Why does this one telescope so fascinate the public?The answer is simple and universal. People want to know what the cosmos is like beyond the fringes of the Milky Way. A powerful telescope like Hubble can answer that question, said Doug Duncan, director of the University of Colorado-Boulder's Fiske Planetarium.

"Astronomy holds an incredible power on people's imagination," said Duncan, who will give Friday's "Hubble Space Telescope and Beyond" talk at 7:30 p.m.

"What other science has 500,000 amateur practitioners? It's a science you can actually go and practice for yourself. The only equivalent I've seen is geology," he said. "At a party, if somebody asks `What do you do?' If I say I'm a physicist, ... they walk away. If I say I'm an astronomer, they always have 10 more questions."

Jon Morse, associate director of CU's Center for Astrophysics and Space Astronomy, still catches glimpses of that interest. Morse snared time on Hubble to snap images of plumes of red-hot nitrogen gas and dust - the remnants of Eta Carinae, one of the galaxy's largest stars that once burned 4 million times brighter than Earth's sun.

That image, released in 1996, was published in National Geographic. Morse still gets a dozen requests a year to reproduce it, including one from a company that created a chandelier based on the Hubble snapshot.

Ground-based telescopes can now rival or exceed Hubble's sharp-eyed view, but many of those instruments take images in the less sexy infrared range of the light spectrum.

"I truly believe that it is the fact that Hubble takes images of objects in the light that our eyes can see that really draws people's attention," Morse said.

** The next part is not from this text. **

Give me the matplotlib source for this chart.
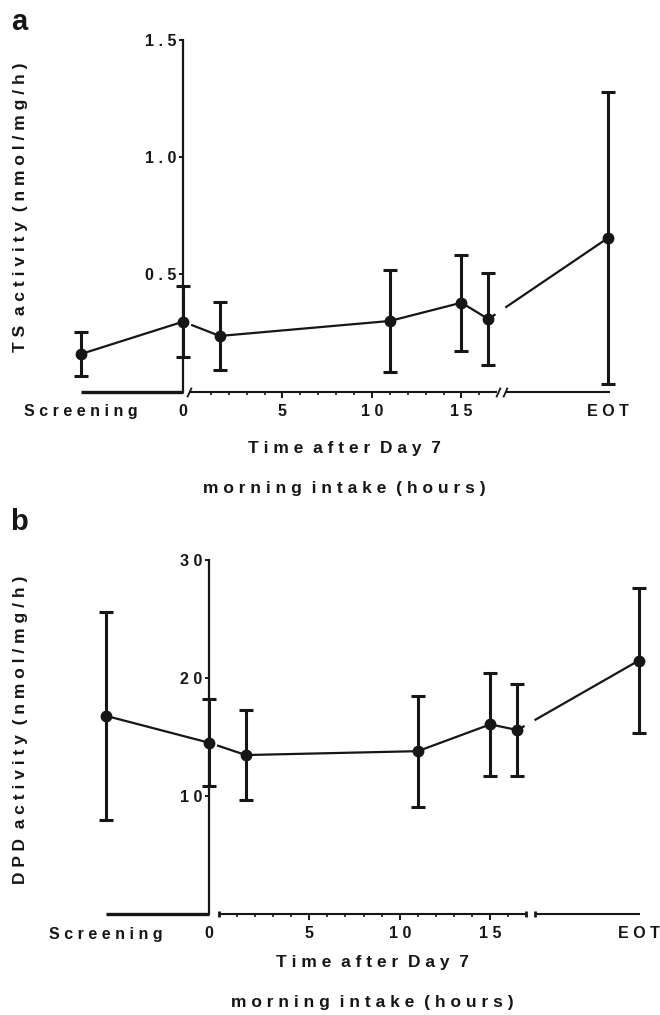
import matplotlib
matplotlib.use("Agg")
import matplotlib.pyplot as plt
import numpy as np

plt.rcParams['font.family'] = ['Liberation Sans', 'DejaVu Sans']
plt.rcParams['font.weight'] = 'bold'

# sampling hours after Day 7 morning intake (screening / EOT are categories)
hours = [0, 1.5, 11, 15, 16.5]
hour_ticks = [5, 10, 15]
y_ticks_ts = [0.5, 1.0, 1.5]
y_ticks_dpd = [10, 20, 30]

# order: Screening, hours..., EOT
ts_mean = [0.160, 0.298, 0.237, 0.301, 0.379, 0.309, 0.656]
ts_sd = [0.095, 0.152, 0.147, 0.218, 0.205, 0.196, 0.624]
dpd_mean = [16.8, 14.52, 13.47, 13.8, 16.07, 15.59, 21.47]
dpd_sd = [8.8, 3.67, 3.84, 4.7, 4.35, 3.9, 6.15]

# layout of the broken x axis (in axis units)
SCREEN_X = -6.25
SPINE_X = -0.55
TIME_END = 17.0
EOT_START = 17.5
EOT_X = 23.2
INK = "#161616"
TICK_FS = 11.5
LABEL_FS = 12.5


def spaced(s):
    return "  ".join(" ".join(w) for w in s.split(" "))


def x_positions():
    return [SCREEN_X] + [SPINE_X if h == 0 else h for h in hours] + [EOT_X]


def broken_segments(xs, ys, gaps):
    """split the connecting line where it crosses an axis break"""
    segs = []
    for (x0, y0), (x1, y1) in zip(zip(xs[:-1], ys[:-1]), zip(xs[1:], ys[1:])):
        cuts = [x0] + [g for gap in gaps for g in gap if x0 < g < x1] + [x1]
        cuts = sorted(cuts)
        for a, b in zip(cuts[:-1], cuts[1:]):
            mid = 0.5 * (a + b)
            if any(lo <= mid <= hi for lo, hi in gaps):
                continue
            segs.append(([a, b], list(np.interp([a, b], [x0, x1], [y0, y1]))))
    return segs


def panel(ax, means, sds, yticks, ymax, style):
    xs = x_positions()
    ax.set_xlim(-7, 24)
    ax.set_ylim(0, ymax)
    for side in ("top", "right", "bottom"):
        ax.spines[side].set_visible(False)
    ax.spines["left"].set_position(("data", SPINE_X))
    ax.spines["left"].set_bounds(0, ymax)
    ax.spines["left"].set_linewidth(1.6)
    ax.spines["left"].set_color(INK)
    ax.set_yticks(yticks, [spaced(f"{t:g}" if t >= 10 else f"{t:.1f}") for t in yticks])
    ax.tick_params(axis="y", length=3, width=1.4, pad=2, labelsize=TICK_FS,
                   colors=INK)

    # x axis pieces
    kw = dict(color=INK, clip_on=False, solid_capstyle="butt")
    ax.plot([SCREEN_X, SPINE_X], [0, 0], lw=2.4, **kw)
    t0 = -0.2 if style == "a" else 0.0
    ax.plot([t0, TIME_END], [0, 0], lw=1.5, **kw)
    ax.plot([EOT_START, EOT_X + 0.1], [0, 0], lw=1.5, **kw)
    if style == "a":
        slash = [(-0.45, -1), (0.45, 1)]
        for xb in (t0, TIME_END + 0.05, EOT_START - 0.05):
            ax.plot([xb], [0], marker=slash, ms=7, mew=1.3, color=INK,
                    clip_on=False, zorder=5)
    else:
        for xb in (0.0, TIME_END, EOT_START):
            ax.plot([xb], [0], marker="|", ms=5, mew=2, color=INK,
                    clip_on=False, zorder=5)

    tick_pos = [SCREEN_X, SPINE_X] + hour_ticks + [EOT_X]
    tick_lab = ["Screening", "0"] + [str(h) for h in hour_ticks] + ["EOT"]
    ax.set_xticks(tick_pos, [spaced(t) for t in tick_lab])
    minor = [h for h in range(1, 17) if h not in hour_ticks]
    ax.set_xticks(minor, minor=True)
    ax.tick_params(axis="x", which="major", length=4, width=1.4, pad=5,
                   labelsize=TICK_FS, colors=INK)
    ax.tick_params(axis="x", which="minor", length=2.2, width=1.2,
                   colors=INK)
    for i, tk in enumerate(ax.xaxis.get_major_ticks()):
        if i in (0, 1, len(tick_pos) - 1):
            tk.tick1line.set_visible(False)

    # data
    gaps = [(SPINE_X, -0.1), (TIME_END - 0.1, EOT_START - 0.05)]
    for sx, sy in broken_segments(xs, means, gaps):
        ax.plot(sx, sy, color=INK, lw=1.6, solid_capstyle="butt", zorder=3)
    ax.errorbar(xs, means, yerr=sds, fmt="none", ecolor=INK, elinewidth=2.2,
                capsize=5, capthick=2.2, zorder=3, clip_on=False)
    ax.plot(xs, means, "o", ms=7.5, color=INK, zorder=4, clip_on=False)


fig = plt.figure(figsize=(6.6, 10.15), dpi=100)
W, H = 660.0, 1015.0

ax_a = fig.add_axes([67.6 / W, 1 - 391.5 / H, 555 / W, 351.5 / H])
panel(ax_a, ts_mean, ts_sd, y_ticks_ts, 1.5, "a")
ax_b = fig.add_axes([92.1 / W, 1 - 914 / H, 561 / W, 354 / H])
panel(ax_b, dpd_mean, dpd_sd, y_ticks_dpd, 30, "b")

lab = dict(fontsize=LABEL_FS, fontweight="bold", color=INK, ha="center",
           va="center")
fig.text(21 / W, 1 - 207 / H, spaced("TS activity (nmol/mg/h)"),
         rotation=90, **lab)
fig.text(21 / W, 1 - 730 / H, spaced("DPD activity (nmol/mg/h)"),
         rotation=90, **lab)
for cx, y1, y2 in ((344, 448, 488), (372, 962, 1002)):
    fig.text(cx / W, 1 - y1 / H, spaced("Time after Day 7"), **lab)
    fig.text(cx / W, 1 - y2 / H, spaced("morning intake (hours)"), **lab)

fig.text(11 / W, 1 - 30 / H, "a", fontsize=21, fontweight="bold",
         color=INK, va="baseline")
fig.text(10 / W, 1 - 530 / H, "b", fontsize=21, fontweight="bold",
         color=INK, va="baseline")

fig.savefig("out.png", dpi=100)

At least 19 CU professors have used Hubble for research projects in the last three years, probing "everything in the universe," Duncan said.
The view from Hubble can resemble a European master oil painter's view of heaven with wisps of blue and sunset-tinged clouds.

Among the most significant confirmations made by Hubble was that most young stars are surrounded by a skirt of dark, dusty material, he said. Intense radiation from big, bright stars can gnaw away at that material and slow formation of new stars.